Beauty

Column: United States impairs my Argentinian beauty standards

an illustration of a girl looking at herself in the mirror and also looking at a magazine

Unlike the beauty standards of Argentina, the standards of the United States set girls up for failure. Beauty companies might advocate positive self-image and natural beauty, but they also promote an unnatural beauty ideal that seem to only further distort the perceptions women have toward themselves.  

I was born into a lower-class family of Slavik descent in Buenos Aires, Argentina. At the age of three, I began to split my time between the U.S. and Argentina, returning home as often as possible.

It was in Argentina where I formed my perceptions of the world and the beauty within its confines. Yet, most of my experiences confronting the harsh realities of this world and its ideals occurred in Los Angeles.

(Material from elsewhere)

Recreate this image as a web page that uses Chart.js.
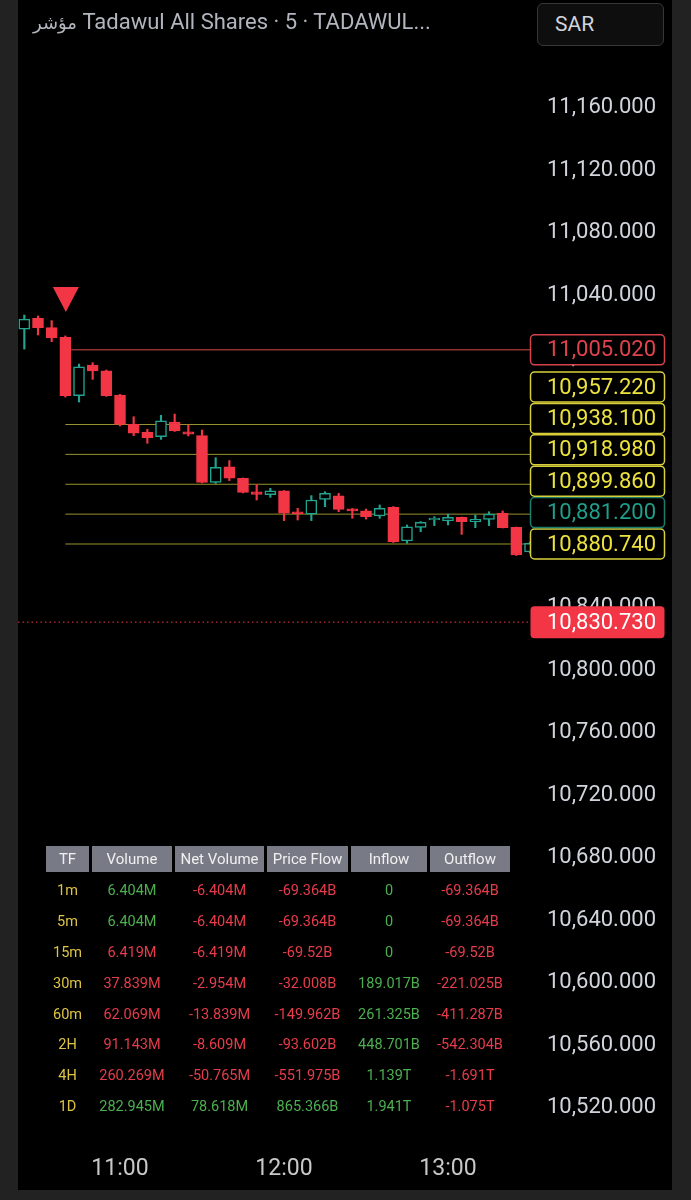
<!DOCTYPE html>
<html lang="en">
<head>
  <meta charset="UTF-8">
  <title>Tadawul All Shares 5m</title>
  <script src="https://cdn.jsdelivr.net/npm/chart.js"></script>
  <style>
    body {
      margin: 0;
      width: 691px;
      height: 1200px;
      overflow: hidden;
      background: #222;
      font-family: Roboto, 'DejaVu Sans', sans-serif;
      position: relative;
    }
    #panel {
      position: absolute;
      left: 18px;
      top: 0;
      width: 654px;
      height: 1190px;
      background: #000;
    }
    #chart { position: absolute; left: 0; top: 0; }
    .title {
      position: absolute;
      left: 15px;
      top: 10px;
      color: #b2b5be;
      font-size: 22px;
      line-height: 24px;
      white-space: nowrap;
    }
    .title .ar { font-size: 18px; }
    .cur {
      position: absolute;
      left: 519px;
      top: 3px;
      width: 127px;
      height: 43px;
      box-sizing: border-box;
      border: 1px solid #363636;
      border-radius: 6px;
      background: #0e0e0e;
      color: #d1d4dc;
      font-size: 21px;
      line-height: 41px;
      padding-left: 17px;
    }
    table {
      position: absolute;
      left: 25px;
      border-collapse: separate;
      border-spacing: 3px 0;
      table-layout: fixed;
    }
    td, th { padding: 0; text-align: center; white-space: nowrap; }
    #head { top: 846px; }
    #head th {
      height: 26px;
      background: #787b86;
      color: #f0f0f0;
      font-weight: normal;
      font-size: 15px;
    }
    #body { top: 875px; }
    #body td { height: 30.9px; font-size: 14.5px; }
    .tf { color: #dcc445; }
    .up { color: #4caf50; }
    .dn { color: #e63c4b; }
  </style>
</head>
<body>
  <div id="panel">
    <canvas id="chart" width="654" height="1190"></canvas>
    <div class="title"><span class="ar">مؤشر</span> Tadawul All Shares · 5 · TADAWUL...</div>
    <div class="cur">SAR</div>
    <table id="head"><tr id="headRow"></tr></table>
    <table id="body"></table>
  </div>
  <script>
    // 5 minute candles
    const candleTimes = ['10:25', '10:30', '10:35', '10:40', '10:45', '10:50', '10:55',
      '11:00', '11:05', '11:10', '11:15', '11:20', '11:25', '11:30', '11:35', '11:40', '11:45', '11:50', '11:55',
      '12:00', '12:05', '12:10', '12:15', '12:20', '12:25', '12:30', '12:35', '12:40', '12:45', '12:50', '12:55',
      '13:00', '13:05', '13:10', '13:15', '13:20', '13:25', '13:30'];
    const opens = [11018.3, 11025.2, 11019.2, 11013.0, 10975.7, 10995.3, 10991.5,
      10976.1, 10957.3, 10952.2, 10949.4, 10958.8, 10952.6, 10950.1, 10920.2, 10930.2, 10922.8, 10914.2, 10912.3,
      10914.7, 10901.4, 10899.9, 10909.3, 10911.5, 10903.1, 10901.9, 10898.7, 10904.2, 10882.7, 10891.4, 10896.1,
      10895.5, 10897.8, 10895.0, 10896.5, 10900.4, 10891.4, 10875.6];
    const highs = [11027.3, 11026.7, 11023.7, 11013.9, 10995.9, 10996.8, 10992.1,
      10976.5, 10962.2, 10954.1, 10963.1, 10963.9, 10956.9, 10953.7, 10936.0, 10934.1, 10923.0, 10918.9, 10916.4,
      10915.0, 10903.6, 10911.7, 10914.2, 10913.2, 10903.5, 10903.1, 10905.7, 10904.7, 10892.9, 10895.1, 10898.2,
      10899.9, 10898.0, 10899.3, 10901.4, 10901.9, 10891.6, 10882.0];
    const lows = [11005.5, 11014.5, 11010.2, 10974.8, 10971.6, 10986.1, 10975.2,
      10956.3, 10950.1, 10945.2, 10947.7, 10952.8, 10949.9, 10919.8, 10919.5, 10921.3, 10913.4, 10908.9, 10910.6,
      10895.7, 10896.1, 10895.7, 10904.6, 10901.4, 10897.2, 10896.7, 10897.2, 10881.7, 10881.2, 10888.6, 10892.5,
      10892.9, 10886.9, 10891.2, 10892.5, 10891.0, 10873.4, 10875.0];
    const closes = [11024.7, 11019.2, 11012.8, 10975.7, 10994.2, 10991.5, 10975.7,
      10957.3, 10951.6, 10948.8, 10959.5, 10953.1, 10951.1, 10920.2, 10929.8, 10922.8, 10913.8, 10912.5, 10914.7,
      10900.4, 10900.1, 10908.9, 10913.2, 10902.9, 10901.9, 10898.2, 10903.6, 10882.2, 10891.8, 10894.6, 10896.9,
      10897.8, 10895.0, 10896.5, 10899.9, 10891.2, 10873.7, 10881.2];

    // horizontal levels drawn from the signal candle
    const resistance = [11005.02];
    const levels = [10957.22, 10938.10, 10918.98, 10899.86, 10880.74];
    const levelStart = '10:40';
    const signalTimes = ['10:40'];
    const lastPrice = 10830.73;

    const priceTicks = [10520, 10560, 10600, 10640, 10680, 10720, 10760, 10800, 10840,
      10880, 10920, 10960, 11000, 11040, 11080, 11120, 11160];
    const timeTicks = ['11:00', '12:00', '13:00'];

    // flow table
    const tfLabels = ['1m', '5m', '15m', '30m', '60m', '2H', '4H', '1D'];
    const volume = ['6.404M', '6.404M', '6.419M', '37.839M', '62.069M', '91.143M', '260.269M', '282.945M'];
    const volumeUp = [true, true, false, false, false, false, false, true];
    const netVolume = ['-6.404M', '-6.404M', '-6.419M', '-2.954M', '-13.839M', '-8.609M', '-50.765M', '78.618M'];
    const priceFlow = ['-69.364B', '-69.364B', '-69.52B', '-32.008B', '-149.962B', '-93.602B', '-551.975B', '865.366B'];
    const inflow = ['0', '0', '0', '189.017B', '261.325B', '448.701B', '1.139T', '1.941T'];
    const outflow = ['-69.364B', '-69.364B', '-69.52B', '-221.025B', '-411.287B', '-542.304B', '-1.691T', '-1.075T'];

    const UP = '#22a38f';
    const DOWN = '#f23645';
    const YELLOW = '#ece23e';
    const FONT = 'Roboto, sans-serif';

    const toMin = s => { const [h, m] = s.split(':').map(Number); return h * 60 + m; };
    const fmtTime = v => String(Math.floor(v / 60)).padStart(2, '0') + ':' + String(v % 60).padStart(2, '0');
    const fmtPrice = v => v.toLocaleString('en-US', { minimumFractionDigits: 3, maximumFractionDigits: 3 });

    // table
    const cols = [43, 80, 89, 81, 76, 80];
    const headers = ['TF', 'Volume', 'Net Volume', 'Price Flow', 'Inflow', 'Outflow'];
    const headRow = document.getElementById('headRow');
    headers.forEach((h, i) => {
      const th = document.createElement('th');
      th.textContent = h;
      th.style.width = cols[i] + 'px';
      headRow.appendChild(th);
    });
    const signCls = s => s.startsWith('-') ? 'dn' : 'up';
    const body = document.getElementById('body');
    tfLabels.forEach((tf, i) => {
      const tr = document.createElement('tr');
      const cells = [
        [tf, 'tf'],
        [volume[i], volumeUp[i] ? 'up' : 'dn'],
        [netVolume[i], signCls(netVolume[i])],
        [priceFlow[i], signCls(priceFlow[i])],
        [inflow[i], signCls(inflow[i])],
        [outflow[i], signCls(outflow[i])]
      ];
      cells.forEach(([txt, cls], j) => {
        const td = document.createElement('td');
        td.textContent = txt;
        td.className = cls;
        td.style.width = cols[j] + 'px';
        tr.appendChild(td);
      });
      body.appendChild(tr);
    });

    // chart
    const viewMin = 622.68, viewMax = 810;
    const isUp = closes.map((c, i) => c >= opens[i]);

    const lineSet = (v, color, from, dash) => ({
      type: 'line',
      data: [{ x: from, y: v }, { x: viewMax, y: v }],
      borderColor: color,
      borderWidth: 1,
      borderDash: dash || [],
      pointRadius: 0,
      order: 3
    });

    // price labels on the right axis, stacked upwards from the bottom
    const axisLabels = {
      id: 'axisLabels',
      afterDraw(chart) {
        const { ctx, scales: { y } } = chart;
        const items = [
          ...resistance.map(v => ({ v, stroke: '#d5434d', text: '#e0434d', fill: '#000' })),
          ...levels.map(v => ({ v, stroke: '#d8cf3c', text: YELLOW, fill: '#000' })),
          { v: closes[closes.length - 1], stroke: '#1c7d6e', text: '#1f9e89', fill: '#000' },
          { v: lastPrice, stroke: DOWN, text: '#fff', fill: DOWN }
        ];
        items.forEach(it => it.py = y.getPixelForValue(it.v));
        items.sort((a, b) => b.py - a.py);
        const h = 31.4;
        let prev = Infinity;
        items.forEach(it => {
          it.py = Math.min(it.py, prev - h);
          prev = it.py;
        });
        ctx.save();
        ctx.font = '22px ' + FONT;
        ctx.textAlign = 'right';
        ctx.textBaseline = 'middle';
        items.forEach(it => {
          const x0 = 512.5, w = 134, bh = it.fill === '#000' ? 30 : 32;
          ctx.beginPath();
          ctx.roundRect(x0, it.py - bh / 2, w, bh, 4);
          ctx.fillStyle = it.fill;
          ctx.fill();
          if (it.fill === '#000') {
            ctx.lineWidth = 1.5;
            ctx.strokeStyle = it.stroke;
            ctx.stroke();
          }
          ctx.fillStyle = it.text;
          ctx.fillText(fmtPrice(it.v), 638, it.py + 1);
        });
        ctx.restore();
      }
    };

    // sell signal marker above the candle
    const signals = {
      id: 'signals',
      afterDatasetsDraw(chart) {
        const { ctx, scales: { x, y } } = chart;
        ctx.save();
        ctx.fillStyle = DOWN;
        signalTimes.forEach(t => {
          const i = candleTimes.indexOf(t);
          const px = x.getPixelForValue(toMin(t)) + 0.5;
          const tip = y.getPixelForValue(highs[i]) - 24;
          ctx.beginPath();
          ctx.moveTo(px - 13, tip - 25);
          ctx.lineTo(px + 13, tip - 25);
          ctx.lineTo(px, tip);
          ctx.closePath();
          ctx.fill();
        });
        ctx.restore();
      }
    };

    new Chart(document.getElementById('chart'), {
      type: 'bar',
      data: {
        datasets: [
          {
            data: candleTimes.map((t, i) => ({ x: toMin(t), y: [Math.min(opens[i], closes[i]), Math.max(opens[i], closes[i])] })),
            backgroundColor: isUp.map(u => u ? '#000' : DOWN),
            borderColor: isUp.map(u => u ? UP : DOWN),
            borderWidth: 1.5,
            borderSkipped: false,
            barThickness: 11,
            minBarLength: 2,
            grouped: false,
            order: 0
          },
          {
            data: candleTimes.map((t, i) => ({ x: toMin(t), y: [lows[i], highs[i]] })),
            backgroundColor: isUp.map(u => u ? UP : DOWN),
            borderWidth: 0,
            barThickness: 1.5,
            grouped: false,
            order: 1
          },
          ...resistance.map(v => lineSet(v, '#d84a4a', toMin(levelStart))),
          ...levels.map(v => lineSet(v, 'rgba(200,195,60,0.75)', toMin(levelStart))),
          lineSet(lastPrice, DOWN, viewMin, [1.5, 3])
        ]
      },
      options: {
        responsive: false,
        animation: false,
        events: [],
        layout: { padding: { top: 60, right: 16, left: 0, bottom: 0 } },
        plugins: { legend: { display: false }, tooltip: { enabled: false } },
        scales: {
          x: {
            type: 'linear',
            min: viewMin,
            max: viewMax,
            offset: false,
            grid: { display: false },
            border: { display: false },
            afterBuildTicks: axis => { axis.ticks = timeTicks.map(t => ({ value: toMin(t) })); },
            afterFit: axis => { axis.height = 50; },
            ticks: {
              color: '#c8c8c8',
              font: { family: FONT, size: 23 },
              padding: 7,
              maxRotation: 0,
              callback: v => fmtTime(v)
            }
          },
          y: {
            position: 'right',
            min: 10499.3,
            max: 11190.5,
            grid: { display: false },
            border: { display: false },
            afterBuildTicks: axis => { axis.ticks = priceTicks.map(v => ({ value: v })); },
            afterFit: axis => { axis.width = 126; },
            ticks: {
              color: '#d1d4dc',
              font: { family: FONT, size: 22 },
              crossAlign: 'far',
              callback: v => fmtPrice(v)
            }
          }
        }
      },
      plugins: [signals, axisLabels]
    });
  </script>
</body>
</html>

I was eight years old when I first stood in front of a full-body mirror and stared at my thick legs, wishing they were thinner, and I was twelve years old when I was weight shamed by popular middle-school girls.

In Argentina, beauty standards are generally tailored to embrace a woman’s natural shape and complexion. It’s uncommon to see women walk the streets of Buenos Aires with a full-face of makeup, and it’s even more uncommon to see them contouring their faces like Kylie Jenner. Plastic surgery is shunned and considered a vain effort to fool society and distort one’s self.

In Argentina, beauty finds its source in reality. Girls are raised to embrace who they are, how they look, where they come from and how they think.

Every time I go back to Argentina, a switch goes off and suddenly tinted-moisturizer and mascara are enough to make me feel unjustifiably self-confident. However in California, I can hardly leave the house without feeling the need to perfect my complexion and rid myself of my insecurities with makeup, and still, it doesn’t guarantee that I’ll feel comfortable in my own skin.

On social media, I see girls with flawless skin and I catch myself dreaming about the day I’ll have flawless skin as well, forgetting that those images have most likely gone through a screening process of editing and filters before being posted.

It’s a vicious beauty cycle, in which women will want what they don’t have, and pretend to have it, provoking other women to want it too. For example, some girls with light skin want tans while some women in India bleach their skin for a lighter complexion.

Even though positive self-image and natural beauty seem to be promoted virally in the U.S., natural beauty is still manipulated by those who want to flaunt their best angle or invest in lip fillers and microblading.

Lisa Eldridge, Lancôme’s global creative director and renowned celebrity makeup artist, has often promoted the “no-makeup” cosmetic look. While the concept of this style has helped shift the beauty paradigm, and enhances one’s natural features, it fails to resolve the self-deprecating tendencies that dominate the media.

Using makeup to mask natural features is wrong, solely because no one would feel the need to cover or distort natural features if they felt that they were accepted within society.

Weight shaming, colorism, acne and cellulite-related worries underline the harsh reality of the beauty industry that wreaks havoc on the self-esteem of men and women around the world. The reality is that beauty is standardized by unrealistic expectations and false accounts of perfection.

Bodies and faces cannot be subject to one standardized idea or image. People must not fall for these masochistic tendencies, in which many alter their behaviors and jeopardize their mental health, all in the name of striving for an unattainable ideal image.